En algún momento, en alguna de las charlas de la disquería de Charly, alguien me habló de una película que no podía dejar de ver. Para ser totalmente honesto, no me considero ni cinéfilo, ni conocedor del séptimo arte. En esa época, lo que más me acercaba a los amantes del cine era que los sábados por la noche miraba “Función Privada” por ATC. Con el tiempo, lo único que empezó a interesarme fueron las bandas de sonido, ni siquiera por las películas, porque tengo una basta colección de discos de soundtracks de films que no he visto, ni pienso sentarme a ver. En aquella película alemana, “Las alas del deseo”, aparecía Nick Cave and the Bad Seeds y un grupo que pertenecía a su universo que hasta ese momento no conocía, Crime and the City Solution. En el videoclub de al lado de mi casa, tenían la película. La alquilé y junté mi videocasetera con la de mi madrina, que vivía en mi mismo edificio, y me hice una copia. Para mi sorpresa, la película me gustó.
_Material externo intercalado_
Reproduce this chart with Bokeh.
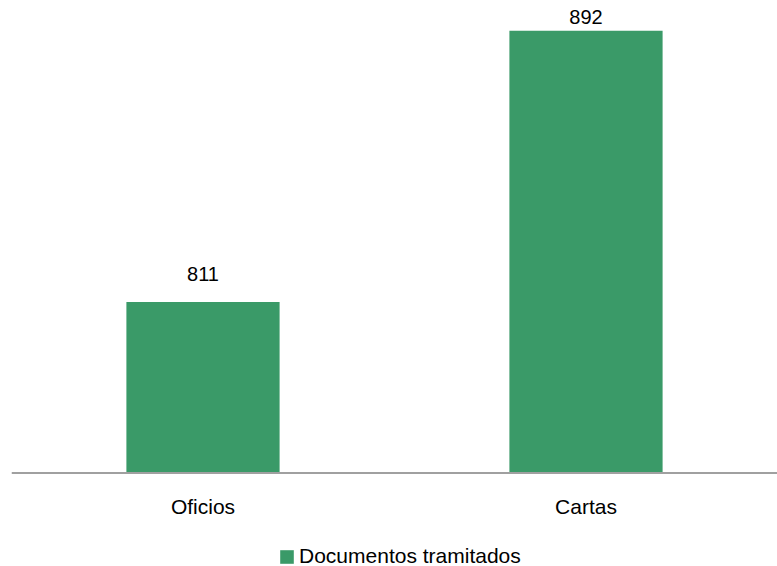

Quizás por el uso de la imagen en blanco y negro, quizás por el ritmo lento, quizás porque no había diálogos sino voces que exponían pensamientos, quizás porque era la primera vez que escuchaba el alemán durante tanto rato y la lengua me hipnotizaba con algunas frases que se repetían. Muchos años después, en Montréal, vi el CD de la banda de sonido y como estaba muy barato, decidí comprarlo. Habían pasado muchos años desde la última vez que había visto la película y me sorprendió la intensidad de la música instrumental que habían usado. Satisfecho con esa compra, cuando encontré el CD de “Faraway, So Close!”, segunda parte deslucida de “Der Himmel über Berlin”, lo compré por segunda vez en mi vida ya que cuando vivía en Buenos Aires lo había tenido y en una urgencia monetaria había tenido que hacerlo guita.